I don’t phone the doctors regularly, but lately I’ve had a few problems nothing too serious I’ve phoned this morning at 8 am on the dot and after all the pre introduction information I was number 15 in the queue. Now like I’ve said I’m not a regular phone in person However I have just realised that if I skip all the introduction information and just press Button 2 I would be further up the list These regular phone in people know the tricks And now so do I All the previous time I’ve phoned over the past 30 years at this doctors I never new about press button 2
Consecutive ands in one sentence 5 The painter looks at the new sign he’s just painted The duck And kangaroo And says the gap between duck and and and and and kangaroo are different
Went to the pub in Hesket Newmarket and ordered a lamb shank, I know it’s hillbilly land up there but didn’t expect them to bring me a shrunken head
Imagine that the painter has done a sign, and then notices that the gaps between the words aren't the same....

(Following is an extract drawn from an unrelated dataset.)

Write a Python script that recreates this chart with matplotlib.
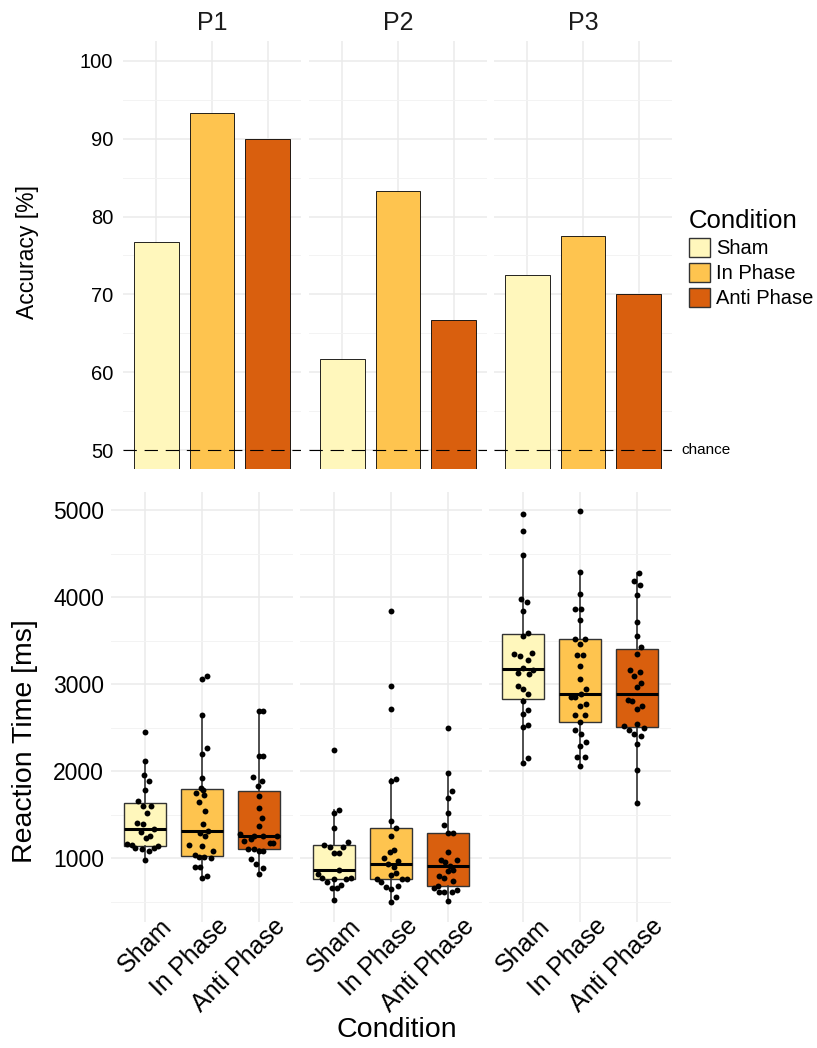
import matplotlib
matplotlib.use('Agg')
import matplotlib.pyplot as plt
import numpy as np
from matplotlib.patches import Patch
from matplotlib.transforms import ScaledTranslation

plt.rcParams['font.family'] = ['Liberation Sans', 'DejaVu Sans']

# --- data ---
participants = ['P1', 'P2', 'P3']
conditions = ['Sham', 'In Phase', 'Anti Phase']
colors = ['#fff7bc', '#fec44f', '#d95f0e']

accuracy_p1 = [76.7, 93.3, 90.0]
accuracy_p2 = [61.7, 83.3, 66.7]
accuracy_p3 = [72.5, 77.5, 70.0]
chance_level = 50

# reaction times [ms]
rt_p1_sham = [2450, 2116, 1959, 1894, 1790, 1663, 1606, 1602, 1518, 1403, 1395, 1337,
              1307, 1261, 1230, 1165, 1153, 1138, 1119, 1115, 1107, 1088, 985]
rt_p1_in = [770, 800, 896, 904, 1000, 1012, 1019, 1043, 1088, 1146, 1157, 1261, 1290,
            1318, 1395, 1541, 1648, 1729, 1756, 1780, 1810, 1924, 2204, 2266, 2641, 3056, 3094]
rt_p1_anti = [2687, 2687, 2181, 2181, 1932, 1830, 1894, 1713, 1579, 1460, 1376, 1280, 1261,
              1261, 1261, 1196, 1222, 1172, 1172, 1107, 1107, 1088, 1088, 992, 935, 889, 820]
rt_p2_sham = [2243, 1560, 1522, 1345, 1184, 1153, 1134, 1134, 1061, 1061, 870, 820, 774,
              774, 760, 760, 724, 697, 659, 659, 521]
rt_p2_in = [3838, 2975, 2710, 1913, 1894, 1433, 1345, 1261, 1096, 1069, 1004, 973, 935,
            896, 827, 812, 762, 762, 762, 724, 686, 666, 647, 559, 494]
rt_p2_anti = [2500, 1982, 1779, 1694, 1518, 1387, 1288, 1288, 1077, 981, 981, 954, 912,
              870, 858, 793, 770, 735, 680, 659, 636, 617, 609, 609, 513]
rt_p3_sham = [4954, 4762, 4482, 3984, 3945, 3838, 3589, 3558, 3351, 3324, 3359, 3282, 3190,
              3128, 3121, 3159, 2975, 2941, 2891, 2806, 2707, 2661, 2534, 2507, 2151, 2093]
rt_p3_in = [4988, 4283, 4034, 3869, 3869, 3734, 3516, 3516, 3466, 3339, 3339, 3210, 3064,
            2941, 2852, 2852, 2891, 2776, 2745, 2641, 2641, 2565, 2477, 2423, 2335, 2285,
            2162, 2162, 2066]
rt_p3_anti = [4279, 4187, 4137, 4030, 3715, 3554, 3428, 3343, 3159, 3140, 3090, 3013, 2967,
              2814, 2802, 2745, 2718, 2546, 2515, 2469, 2500, 2430, 2400, 2315, 2020, 1637]

# horizontal jitter of each point (category units), same order as above
jit_p1_sham = [0, 0, -.02, .06, 0, -.12, -.04, .11, .03, -.15, -.04, .16, -.08, .09, .02,
               -.32, -.23, .23, -.18, .15, -.06, .06, 0]
jit_p1_in = [0, .09, -.04, -.13, .15, .04, -.06, -.13, .19, 0, -.22, .05, -.03, .10, .01,
             .06, -.05, .03, -.10, .02, -.02, 0, 0, .09, 0, 0, .09]
jit_p1_anti = [0, .08, 0, .08, -.10, -.02, .06, .01, 0, .06, 0, -.33, -.09, .08, .31, -.26,
               -.13, .19, .24, -.19, -.09, .01, .08, -.13, -.05, .08, 0]
jit_p2_sham = [0, .09, 0, 0, .25, -.17, -.08, .16, 0, .09, .08, -.29, -.22, .29, 0, .21,
               -.13, .12, -.04, .05, 0]
jit_p2_in = [0, 0, 0, .09, 0, 0, .08, 0, .06, -.02, -.12, .12, -.05, .05, .09, 0, -.25, .19,
             .28, -.17, .12, -.09, 0, .08, 0]
jit_p2_anti = [0, 0, .07, 0, 0, -.06, 0, .09, 0, -.12, .16, -.05, .03, .09, 0, -.15, -.06,
               .09, -.18, -.24, .16, -.15, -.06, .08, 0]
jit_p3_sham = [0, 0, 0, -.04, .06, 0, .08, 0, -.16, -.06, .16, .08, 0, -.09, .10, .17, -.09,
               0, .08, 0, .08, 0, .08, 0, .08, 0]
jit_p3_in = [0, 0, 0, -.08, .02, 0, -.08, .08, 0, -.05, .06, 0, 0, .10, -.15, -.08, .02,
             .10, 0, -.08, .08, 0, -.08, .02, .10, 0, -.06, .08, 0]
jit_p3_anti = [.03, -.05, .06, 0, 0, 0, .07, 0, -.12, .05, -.05, .08, 0, -.16, -.08, .09, 0,
               0, -.22, -.13, .12, -.05, .07, 0, 0, 0]

accuracy = [accuracy_p1, accuracy_p2, accuracy_p3]
rt = [[rt_p1_sham, rt_p1_in, rt_p1_anti],
      [rt_p2_sham, rt_p2_in, rt_p2_anti],
      [rt_p3_sham, rt_p3_in, rt_p3_anti]]
jit = [[jit_p1_sham, jit_p1_in, jit_p1_anti],
       [jit_p2_sham, jit_p2_in, jit_p2_anti],
       [jit_p3_sham, jit_p3_in, jit_p3_anti]]

# --- layout (pixels) ---
W, H = 817, 1048
fig = plt.figure(figsize=(W / 100, H / 100), dpi=100)


def px_axes(left, top, width, height):
    return fig.add_axes([left / W, 1 - (top + height) / H, width / W, height / H])


def minimal(ax):
    for s in ax.spines.values():
        s.set_visible(False)
    ax.tick_params(which='both', length=0, colors='black')
    ax.set_axisbelow(True)
    ax.grid(which='major', color='#ebebeb', linewidth=1.1)
    ax.grid(which='minor', axis='y', color='#f3f3f3', linewidth=0.7)


top_lefts = [123, 309, 494]
bot_lefts = [111, 300, 489]

# top row: accuracy bars
for k, left in enumerate(top_lefts):
    ax = px_axes(left, 41.5, 178, 428)
    minimal(ax)
    ax.bar(range(3), accuracy[k], width=0.8, color=colors, edgecolor='black',
           linewidth=0.6, zorder=2)
    ax.axhline(chance_level, color='black', linewidth=0.8, dashes=(12, 7), zorder=3)
    ax.set_xlim(-0.6, 2.6)
    ax.set_ylim(47.5, 102.5)
    ax.set_xticks([0, 1, 2])
    ax.set_xticklabels([])
    ax.set_yticks(np.arange(50, 101, 10))
    ax.set_yticks(np.arange(55, 100, 10), minor=True)
    ax.tick_params(axis='y', labelsize=14.5, pad=7)
    if k > 0:
        ax.tick_params(axis='y', labelleft=False)
    ax.set_title(participants[k], fontsize=18, pad=8, color='#1a1a1a')
    if k == 2:
        ax.annotate('chance', xy=(1, chance_level), xycoords=('axes fraction', 'data'),
                    xytext=(7, 0), textcoords='offset points', va='center',
                    fontsize=11, annotation_clip=False)

# bottom row: reaction time boxplots + points
for k, left in enumerate(bot_lefts):
    ax = px_axes(left, 491.5, 182, 430.5)
    minimal(ax)
    bp = ax.boxplot(rt[k], positions=[0, 1, 2], widths=0.75, patch_artist=True,
                    showfliers=False, showcaps=False,
                    medianprops=dict(color='black', linewidth=2.2),
                    whiskerprops=dict(color='#333333', linewidth=1.2),
                    boxprops=dict(edgecolor='#333333', linewidth=1.0))
    for patch, c in zip(bp['boxes'], colors):
        patch.set_facecolor(c)
    for i in range(3):
        ax.scatter(i + np.array(jit[k][i]), rt[k][i], s=18, color='black',
                   linewidths=0, zorder=4)
    ax.set_xlim(-0.6, 2.6)
    ax.set_ylim(269, 5213)
    ax.set_yticks(np.arange(1000, 5001, 1000))
    ax.set_yticks(np.arange(500, 5000, 1000), minor=True)
    ax.tick_params(axis='y', labelsize=16.5, pad=5)
    if k > 0:
        ax.tick_params(axis='y', labelleft=False)
    ax.set_xticks([0, 1, 2])
    ax.set_xticklabels(conditions, rotation=45, ha='right', va='top',
                       rotation_mode='anchor', fontsize=18)
    ax.tick_params(axis='x', pad=0)
    shift = ScaledTranslation(14 / 100, 8 / 100, fig.dpi_scale_trans)
    for lab in ax.get_xticklabels():
        lab.set_transform(lab.get_transform() + shift)

# axis titles
fig.text(28 / W, 1 - 252 / H, 'Accuracy [%]', rotation=90, ha='center', va='center',
         fontsize=16.5)
fig.text(25 / W, 1 - 741 / H, 'Reaction Time [ms]', rotation=90, ha='center',
         va='center', fontsize=20.5)
fig.text(397 / W, 1 - 1030 / H, 'Condition', ha='center', va='center', fontsize=20.5)

# legend
handles = [Patch(facecolor=c, edgecolor='#333333', linewidth=1.0, label=l)
           for c, l in zip(colors, conditions)]
fig.legend(handles=handles, title='Condition', loc='upper left',
           bbox_to_anchor=(689 / W, 1 - 209 / H), frameon=False, fontsize=14.5,
           title_fontsize=18.5, handlelength=1.05, handleheight=1.05, handletextpad=0.3,
           labelspacing=0.24, borderpad=0, borderaxespad=0, alignment='left')

fig.savefig('out.png', dpi=100)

This is class. Well the principals are class. I don't care particularly for the 40's or rigidly sticking to it, but the idea of a more simple life, less time with technology and repair and look after things rather than being rapacious consumers is admirable to me. Instead most people have 5 hours screen time a day on top of work, always buying the latest thing to keep up with the Joneses and consume vast amounts of convenience food because they "don't have enough time". I'm more guilty of some of the above than others, but they're still all amongst my vices to some extent.
It bloody is man, it took a p.m. (not sunak) to explain it. @Robertson, cheers for that...makes sense now. Quite clever actually.
It is tough to work out. I checked with Vince and he agreed I could put the explanation on: The sentence has ‘and’ five times in a row actually makes sense. The painter makes a sign that says “duck and kangaroo” The gaps between the “and” and the words either side of it were different sizes, so the painter says the gap between duck and “and” and “and”and kangaroo are different
While I don't particularly dislike technology, I'm made a continuous effort to f**k social media off. only place I post is on here. You see people these days in a zombie like state, walking out infront of traffic while heads down looking at their phone. Families sat round in a restaurant, not talking to each other, heads in their phones. Antisocial media I call it. As you've pointed toward, "Keeping up with...", I bumped into a bloke I used to work with years ago, older than me, he's a repo man now, making a fortune, I asked if this down to Covid, buy now, pay never. Company's latched onto people, selling them 90 Inch TVs they didn't need, to watch ****e on Netflix during lockdown, in a word, yes. Not saying a sit an pen correspondents to a pall in Australia or run down the street with an iron wheel, but I definitely have the outlook of if I don't need it, I'll not get it. Other than projet mayhem in Fight Club, Tylers outlook isn't a bad one.